Si la dernière génération de modèles a indéniablement progressé dans la représentation des champs nuageux moyens, elle le doit toutefois pour partie à une compensation d’erreurs portant sur la physique des nuages. C’est du moins ce que rapporte une étude publiée dans la revue Advances in Atmospheric Sciences ce 20 septembre.
Depuis la parution du premier rapport du Groupe d’experts Intergouvernemental sur l’Évolution du Climat (GIEC) en 1990, la principale source d’incertitude dans les modélisations – pour un scénario socio-économique donné – réside dans la réponse des nuages à la perturbation induite par nos émissions de gaz à effet de serre.
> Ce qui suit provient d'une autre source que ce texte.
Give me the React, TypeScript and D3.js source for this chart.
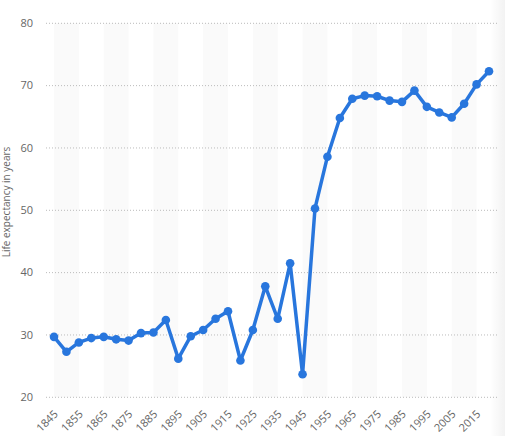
import React from 'react';
import * as d3 from 'd3';

const YEARS = [
  1845, 1850, 1855, 1860, 1865, 1870, 1875, 1880, 1885, 1890, 1895, 1900,
  1905, 1910, 1915, 1920, 1925, 1930, 1935, 1940, 1945, 1950, 1955, 1960,
  1965, 1970, 1975, 1980, 1985, 1990, 1995, 2000, 2005, 2010, 2015, 2020,
];
const LIFE_EXPECTANCY = [
  29.7, 27.3, 28.8, 29.5, 29.7, 29.3, 29.1, 30.3, 30.4, 32.4, 26.2, 29.8,
  30.8, 32.6, 33.8, 25.9, 30.8, 37.8, 32.6, 41.5, 23.7, 50.3, 58.6, 64.8,
  67.9, 68.4, 68.3, 67.6, 67.4, 69.2, 66.6, 65.7, 64.9, 67.1, 70.2, 72.3,
];
const X_TICKS = d3.range(1845, 2016, 10);
const Y_TICKS = [20, 30, 40, 50, 60, 70, 80];

const W = 505;
const H = 436;
const FONT = '"Open Sans", "DejaVu Sans", sans-serif';

const App: React.FC = () => {
  const x = d3.scaleLinear().domain([1845, 2020]).range([54, 489]);
  const y = d3.scaleLinear().domain([20, 80]).range([397.3, 23.3]);

  const line = d3.line<number>()
    .x((_, i) => x(YEARS[i]))
    .y(d => y(d));

  // shaded bands every other decade, 1845-1855, 1865-1875, ...
  const bands = d3.range(1845, 2016, 20);

  return (
    <svg width={W} height={H} style={{ position: 'absolute', left: 0, top: 0, fontFamily: FONT }}>
      <defs>
        <linearGradient id="edge" x1="0%" x2="100%">
          <stop offset="0%" stopColor="#000" stopOpacity={0} />
          <stop offset="100%" stopColor="#000" stopOpacity={0.05} />
        </linearGradient>
      </defs>
      <rect width={W} height={H} fill="#fff" />

      {bands.map(b => (
        <rect key={b} x={x(b)} y={y(80)} width={x(b + 10) - x(b)} height={y(20) - y(80)} fill="#fafafa" />
      ))}

      {Y_TICKS.map(t => (
        <g key={t}>
          <line x1={46} x2={497} y1={y(t)} y2={y(t)} stroke="#bbb" strokeWidth={1} strokeDasharray="1,2" />
          <text x={33} y={y(t)} dy="0.35em" textAnchor="end" fontSize={11} fill="#666">{t}</text>
        </g>
      ))}

      {X_TICKS.map(t => (
        <text
          key={t}
          transform={`translate(${x(t) + 2},${412}) rotate(-45)`}
          textAnchor="end"
          dy="0.35em"
          fontSize={11}
          fill="#666"
        >
          {t}
        </text>
      ))}

      <text transform={`translate(10,${202}) rotate(-90)`} textAnchor="middle" fontSize={10} fill="#666">
        Life expectancy in years
      </text>

      <path d={line(LIFE_EXPECTANCY) || undefined} fill="none" stroke="#2876dd" strokeWidth={3.5} strokeLinejoin="round" />
      {LIFE_EXPECTANCY.map((v, i) => (
        <circle key={YEARS[i]} cx={x(YEARS[i])} cy={y(v)} r={4.3} fill="#2876dd" />
      ))}

      <rect x={490} y={0} width={15} height={H} fill="url(#edge)" />
    </svg>
  );
};

export default App;
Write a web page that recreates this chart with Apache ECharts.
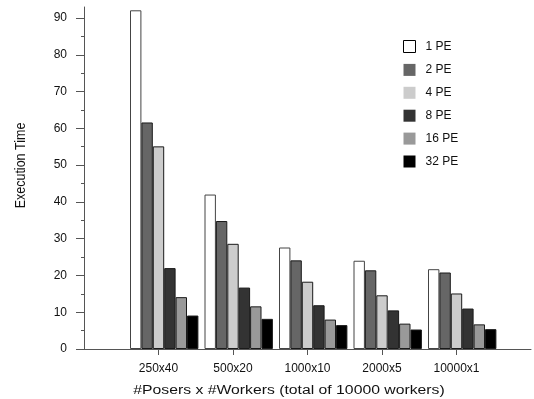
<!DOCTYPE html>
<html>
<head>
<meta charset="utf-8">
<script src="https://cdn.jsdelivr.net/npm/echarts@6/dist/echarts.min.js"></script>
<style>
html,body{margin:0;padding:0;background:#fff;}
#chart{width:534px;height:399px;}
</style>
</head>
<body>
<div id="chart"></div>
<script>
var categories = ['250x40', '500x20', '1000x10', '2000x5', '10000x1'];
var seriesNames = ['1 PE', '2 PE', '4 PE', '8 PE', '16 PE', '32 PE'];
var pe1  = [92.1, 42.0, 27.6, 24.0, 21.7];
var pe2  = [61.6, 34.8, 24.1, 21.4, 20.8];
var pe4  = [55.1, 28.6, 18.3, 14.6, 15.1];
var pe8  = [22.0, 16.7, 11.9, 10.5, 11.0];
var pe16 = [14.1, 11.6, 8.0, 6.9, 6.7];
var pe32 = [9.1, 8.2, 6.5, 5.3, 5.4];
var yMajorTicks = [0, 10, 20, 30, 40, 50, 60, 70, 80, 90];
var yMinorTicks = [5, 15, 25, 35, 45, 55, 65, 75, 85];
var xTitle = '#Posers x #Workers (total of 10000 workers)';
var yTitle = 'Execution Time';

var values = [pe1, pe2, pe4, pe8, pe16, pe32];
var colors = ['#ffffff', '#666666', '#cccccc', '#333333', '#999999', '#000000'];
var borders = ['#444444', '#1a1a1a', '#1a1a1a', '#1a1a1a', '#1a1a1a', '#1a1a1a'];
var axisCats = [''].concat(categories).concat(['']);

var fontFam = 'Liberation Sans, Arial, Helvetica, sans-serif';
var series = [{
  name: '__pad', type: 'bar', barWidth: 11.4, barGap: '0%',
  data: [], silent: true
}];
values.forEach(function (vals, k) {
  series.push({
    name: seriesNames[k],
    type: 'bar',
    barWidth: 11.4,
    barGap: '0%',
    itemStyle: { color: colors[k], borderColor: borders[k], borderWidth: 1 },
    data: [null].concat(vals).concat([null])
  });
});

var chart = echarts.init(document.getElementById('chart'), null, { renderer: 'canvas' });
chart.setOption({
  animation: false,
  backgroundColor: '#ffffff',
  textStyle: { fontFamily: fontFam },
  grid: { left: 84, right: -6, top: 7, bottom: 50, containLabel: false },
  legend: {
    orient: 'vertical',
    left: 398, top: 35,
    itemWidth: 12, itemHeight: 12, itemGap: 10.9,
    textStyle: { fontFamily: fontFam, fontSize: 12, color: '#111', padding: [0, 0, 0, 5] },
    data: seriesNames.map(function (n, k) {
      return {
        name: n, icon: 'rect',
        itemStyle: k === 0 ? { color: '#fff', borderColor: '#000', borderWidth: 1 } : { color: colors[k], borderWidth: 0 }
      };
    })
  },
  graphic: [{
    type: 'text',
    x: 289, y: 390.5,
    scaleX: 1.26,
    style: {
      text: xTitle, font: '12.5px ' + fontFam, fill: '#111',
      align: 'center', verticalAlign: 'middle', textAlign: 'center', textVerticalAlign: 'middle'
    }
  }, {
    type: 'text',
    x: 21, y: 165.5,
    rotation: Math.PI / 2,
    scaleY: 1.2,
    style: {
      text: yTitle, font: '12.5px ' + fontFam, fill: '#111',
      align: 'center', verticalAlign: 'middle', textAlign: 'center', textVerticalAlign: 'middle'
    }
  }],
  xAxis: {
    type: 'category',
    data: axisCats,
    boundaryGap: false,
    axisLine: { lineStyle: { color: '#555', width: 1 } },
    axisTick: { show: true, length: 6, inside: false, lineStyle: { color: '#555' },
      interval: function (i, v) { return v !== ''; } },
    axisLabel: { fontFamily: fontFam, fontSize: 12, color: '#111', margin: 14, interval: 0 },
    splitLine: { show: false }
  },
  yAxis: [{
    type: 'value',
    position: 'left',
    min: 0, max: 93,
    axisLine: { show: true, lineStyle: { color: '#555', width: 1 } },
    axisTick: { show: true, length: 8, lineStyle: { color: '#555' }, customValues: yMajorTicks },
    axisLabel: { fontFamily: fontFam, fontSize: 12, color: '#111', margin: 17, customValues: yMajorTicks },
    splitLine: { show: false }
  }, {
    type: 'value',
    position: 'left',
    offset: 0,
    min: 0, max: 93,
    axisLine: { show: false },
    axisTick: { show: true, length: 3, lineStyle: { color: '#555' }, customValues: yMinorTicks },
    axisLabel: { show: false },
    splitLine: { show: false }
  }],
  series: series
});
</script>
</body>
</html>
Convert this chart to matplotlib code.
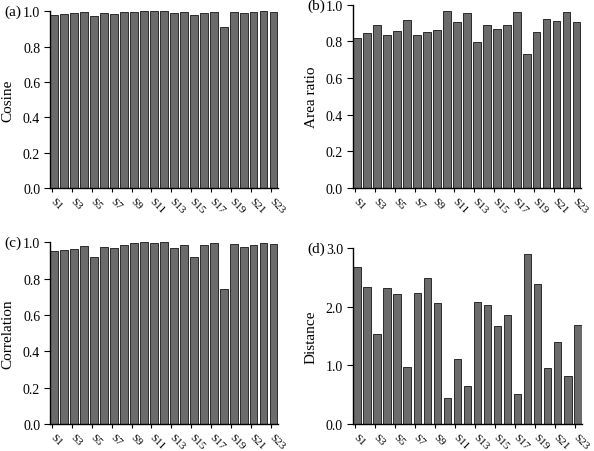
import numpy as np
import matplotlib
matplotlib.use("Agg")
import matplotlib.pyplot as plt
from matplotlib.transforms import ScaledTranslation

plt.rcParams['font.family'] = ['Liberation Serif', 'DejaVu Serif']
plt.rcParams['font.size'] = 10

samples = ['S%d' % i for i in range(1, 24)]

cosine = [0.979, 0.987, 0.989, 0.996, 0.974, 0.991, 0.983, 0.996, 0.998, 1.0,
          1.0, 1.0, 0.990, 0.995, 0.977, 0.992, 0.998, 0.908, 0.997, 0.990,
          0.997, 1.0, 0.997]
area_ratio = [0.818, 0.844, 0.891, 0.838, 0.855, 0.918, 0.838, 0.851, 0.865, 0.964,
              0.904, 0.956, 0.795, 0.889, 0.867, 0.891, 0.960, 0.731, 0.853, 0.924,
              0.913, 0.960, 0.905]
correlation = [0.954, 0.956, 0.963, 0.978, 0.918, 0.976, 0.967, 0.987, 0.995, 1.0,
               0.998, 1.0, 0.967, 0.987, 0.921, 0.984, 0.995, 0.744, 0.989, 0.973,
               0.987, 0.996, 0.991]
distance = [2.68, 2.34, 1.53, 2.31, 2.22, 0.97, 2.23, 2.49, 2.07, 0.44,
            1.11, 0.65, 2.08, 2.03, 1.67, 1.86, 0.51, 2.89, 2.38, 0.95,
            1.39, 0.82, 1.68]

panels = [
    ('(a)', 'Cosine', cosine, [0.084, 0.582, 0.384, 0.391], 1.0, 0.2),
    ('(b)', 'Area ratio', area_ratio, [0.594, 0.582, 0.384, 0.405], 1.0, 0.2),
    ('(c)', 'Correlation', correlation, [0.084, 0.060, 0.384, 0.402], 1.0, 0.2),
    ('(d)', 'Distance', distance, [0.594, 0.060, 0.386, 0.389], 3.0, 1.0),
]

fig = plt.figure(figsize=(5.94, 4.52), dpi=100)
x = np.arange(len(samples))
shift = ScaledTranslation(3 / 100, 0, fig.dpi_scale_trans)

for tag, ylab, vals, rect, ymax, step in panels:
    ax = fig.add_axes(rect)
    ax.bar(x, vals, width=0.78, color='#6b6b6b', edgecolor='#2a2a2a', linewidth=0.7)
    ax.set_xlim(-0.45, len(samples) - 0.55)
    ax.set_ylim(0, ymax)
    ax.set_yticks(np.arange(0, ymax + step / 2, step))
    ax.set_yticklabels(['%.1f' % v for v in np.arange(0, ymax + step / 2, step)])
    ax.set_xticks(x[::2] - 0.25)
    ax.set_xticklabels(samples[::2], rotation=-45, ha='left', va='center',
                       rotation_mode='anchor', fontsize=8)
    for lbl in ax.get_xticklabels():
        lbl.set_transform(lbl.get_transform() + shift)
    ax.tick_params(axis='x', length=3, width=0.8, pad=5)
    ax.tick_params(axis='y', length=4, width=0.8, pad=3)
    for s in ['top', 'right']:
        ax.spines[s].set_visible(False)
    ax.spines['left'].set_linewidth(1.0)
    ax.spines['bottom'].set_linewidth(1.0)
    ax.set_ylabel(ylab, fontsize=11, labelpad=6)
    ax.text(-0.2, 1.0, tag, transform=ax.transAxes, fontsize=11, va='center', ha='left')

fig.savefig('out.png', dpi=100)
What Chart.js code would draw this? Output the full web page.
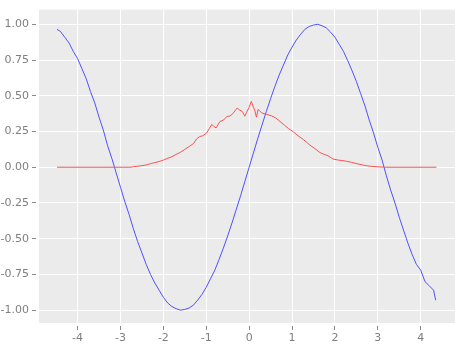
<!DOCTYPE html>
<html>
<head>
<meta charset="utf-8">
<script src="https://cdn.jsdelivr.net/npm/chart.js@4"></script>
<style>
  html,body{margin:0;padding:0;background:#fff}
  #wrap{width:461px;height:350px;position:relative}
</style>
</head>
<body>
<div id="wrap"><canvas id="c" width="461" height="350"></canvas></div>
<script>
// blue curve
const blueX=[-4.48,-4.4,-4.3,-4.2,-4.1,-4.0,-3.9,-3.8,-3.7,-3.6,-3.5,-3.4,-3.3,-3.2,-3.1,-3.0,-2.9,-2.8,-2.7,-2.6,-2.5,-2.4,-2.3,-2.2,-2.1,-2.0,-1.9,-1.8,-1.7,-1.6,-1.5,-1.4,-1.3,-1.2,-1.1,-1.0,-0.9,-0.8,-0.7,-0.6,-0.5,-0.4,-0.3,-0.2,-0.1,
  0,0.1,0.2,0.3,0.4,0.5,0.6,0.7,0.8,0.9,1.0,1.1,1.2,1.3,1.4,1.5,1.6,1.7,1.8,1.9,2.0,2.1,2.2,2.3,2.4,2.5,2.6,2.7,2.8,2.9,3.0,3.1,3.2,3.3,3.4,3.5,3.6,3.7,3.8,3.9,4.0,4.1,4.2,4.3,4.35];
const blueY=[0.965,0.95,0.91,0.87,0.81,0.76,0.69,0.62,0.53,0.45,0.35,0.26,0.15,0.06,-0.04,-0.14,-0.24,-0.33,-0.43,-0.52,-0.60,-0.68,-0.75,-0.81,-0.86,-0.91,-0.95,-0.975,-0.99,-1.0,-0.995,-0.985,-0.965,-0.93,-0.89,-0.84,-0.78,-0.72,-0.645,-0.565,-0.48,-0.39,-0.295,-0.2,-0.1,
  0,0.1,0.2,0.295,0.39,0.48,0.565,0.645,0.715,0.785,0.84,0.89,0.93,0.965,0.985,0.995,1.0,0.99,0.975,0.945,0.91,0.86,0.81,0.745,0.675,0.6,0.515,0.43,0.33,0.24,0.14,0.05,-0.06,-0.16,-0.25,-0.35,-0.44,-0.53,-0.61,-0.68,-0.72,-0.8,-0.83,-0.86,-0.93];

// red curve
const redX=[-4.48,-3.5,-2.75,-2.7,-2.6,-2.5,-2.4,-2.3,-2.2,-2.1,-2.0,-1.9,-1.8,-1.7,-1.6,-1.5,-1.4,-1.3,-1.22,-1.15,-1.08,-0.99,-0.93,-0.87,-0.82,-0.77,-0.72,-0.68,-0.6,-0.52,-0.45,-0.38,-0.28,-0.22,-0.16,-0.1,-0.06,0.0,0.05,0.1,0.13,0.17,0.21,0.29,0.41,0.52,0.62,0.72,0.82,0.92,1.03,1.14,1.26,1.34,1.42,1.53,1.65,1.75,1.84,1.96,2.08,2.19,2.3,2.39,2.54,2.65,2.74,2.85,3.0,3.17,4.37];
const redY=[0,0,0,0.004,0.007,0.011,0.016,0.025,0.032,0.04,0.05,0.063,0.074,0.09,0.105,0.125,0.145,0.165,0.2,0.215,0.22,0.24,0.27,0.30,0.285,0.275,0.30,0.32,0.33,0.355,0.358,0.375,0.414,0.40,0.39,0.357,0.384,0.42,0.46,0.42,0.40,0.35,0.405,0.38,0.37,0.36,0.345,0.32,0.295,0.27,0.248,0.22,0.195,0.175,0.154,0.131,0.103,0.09,0.08,0.057,0.05,0.046,0.04,0.034,0.023,0.016,0.01,0.006,0.003,0,0];

const xTicks=[-4,-3,-2,-1,0,1,2,3,4];
const yTicks=[-1,-0.75,-0.5,-0.25,0,0.25,0.5,0.75,1];

const pts=(xs,ys)=>xs.map((x,i)=>({x:x,y:ys[i]}));

// grey panel + gap between ticks and panel (ggplot look)
const panelBg={
  id:'panelBg',
  beforeDraw(ch){
    const a=ch.chartArea,c=ch.ctx;
    c.save();c.fillStyle='#ebebeb';
    c.fillRect(a.left,a.top,a.right-a.left,a.bottom-a.top);
    c.restore();
  },
  afterDraw(ch){
    const a=ch.chartArea,c=ch.ctx;
    c.save();c.fillStyle='#ffffff';
    c.fillRect(a.left-3,a.top,3,a.bottom-a.top);
    c.fillRect(a.left,a.bottom,a.right-a.left,3);
    c.restore();
  }
};

new Chart(document.getElementById('c'),{
  type:'scatter',
  data:{datasets:[
    {data:pts(blueX,blueY),showLine:true,borderColor:'#5050ff',borderWidth:1,pointRadius:0,tension:0,order:2},
    {data:pts(redX,redY),showLine:true,borderColor:'#ff5050',borderWidth:1,pointRadius:0,tension:0,order:1}
  ]},
  options:{
    responsive:false,animation:false,devicePixelRatio:1,
    layout:{padding:{top:5,right:6,left:0,bottom:0}},
    plugins:{legend:{display:false},tooltip:{enabled:false}},
    scales:{
      x:{type:'linear',min:-4.9,max:4.8,
        afterBuildTicks:s=>{s.ticks=xTicks.map(v=>({value:v}));},
        afterFit:s=>{s.height=27;},
        border:{display:false},
        grid:{color:'#ffffff',lineWidth:1,tickColor:'#8a8a8a',tickLength:7},
        ticks:{color:'#7f7f7f',padding:2,font:{family:'DejaVu Sans',size:11},callback:v=>String(v)}},
      y:{min:-1.09,max:1.103,
        afterBuildTicks:s=>{s.ticks=yTicks.map(v=>({value:v}));},
        afterFit:s=>{s.width=39;},
        border:{display:false},
        grid:{color:'#ffffff',lineWidth:1,tickColor:'#8a8a8a',tickLength:7},
        ticks:{color:'#7f7f7f',padding:3,font:{family:'DejaVu Sans',size:11},callback:v=>v.toFixed(2)}}
    }
  },
  plugins:[panelBg]
});
</script>
</body>
</html>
Nuages et climat : des interactions multiples et variées
Par leur interaction avec le rayonnement solaire et le flux infrarouge terrestre, les nuages exercent une influence contrastée sur le bilan énergétique de la Terre. Si certains maintiennent le climat plus frais, d’autres participent au contraire à le réchauffer. Estimer la façon dont le changement climatique modifiera l’équilibre entre ces influences demande d’affronter une grande complexité.
En outre, les modèles climatiques ne permettent pas encore de résoudre les échelles spatiales les plus fines nécessaires à une bonne représentation de la physique nuageuse. Faute de mieux, des représentations simplifiées sont donc utilisées. On parle de paramétrisations.
Ces deux difficultés amènent un large éventail de résultats. Certains modèles calculent une amplification du réchauffement par les nuages, d’autres une influence neutre voire stabilisatrice. En résumé, les changements de couverture nuageuse peuvent tout aussi bien amortir les évolutions climatiques que les amplifier. On parle respectivement de rétroaction nuageuse négative et positive.
Une compensation d’erreurs qui assombrit la compréhension physique
Dans ce contexte, la communauté scientifique est particulièrement attentive à la façon dont les générations successives de modèles climatiques représentent les nuages. La dernière d’entre elles, fédérée à travers le sixième projet d’inter-comparaison des modèles couplés (CMIP6), a fait couler beaucoup d’encre. En effet, les modèles CMIP6 montrent une plus grande diversité de réponse des nuages, en particulier au niveau de l’océan Austral.
Il s’agit d’une région clé en raison de l’importante masse d’eau mise en jeu, de son atmosphère relativement pure et du rôle joué par les nuages en phase mixte, c’est-à-dire à la fois composés de gouttelettes d’eau et de particules de glace. Dans une nouvelle étude, un groupe de chercheurs a désormais mis en évidence l’existence de biais compensatoires portant sur la physique sous-jacente.
« Les biais liés aux nuages et aux rayonnements au-dessus de l’océan Austral ont été un problème de longue date dans les dernières générations de modèles climatiques mondiaux », souligne Yuan Wang, auteur principal de l’étude. « Ce travail met l’accent sur la compensation des erreurs dans les propriétés physiques des nuages en dépit d’une amélioration globale dans la simulation du rayonnement au-dessus de l’océan Austral ».
En somme, les progrès effectués sur la simulation des champs nuageux moyens résultent en partie d’une compensation d’erreurs. Pour ces raisons, toute évaluation reposant sur les propriétés physiques, comme la sensibilité climatique qui concrétise la quantité de réchauffement associée à un doublement de la teneur de l’atmosphère en CO2, montre un spectre de valeurs plus large. Ainsi, malgré un climat moyen plus réaliste, l’incertitude est augmentée.
« Nos futurs travaux viseront à identifier les paramétrisations responsables de ces biais », rapporte le chercheur. « J’espère que nous pourrons travailler en étroite collaboration avec les développeurs de modèles pour les résoudre. Après tout, le but ultime de toute étude d’évaluation de modèle est d’aider à améliorer ces modèles ».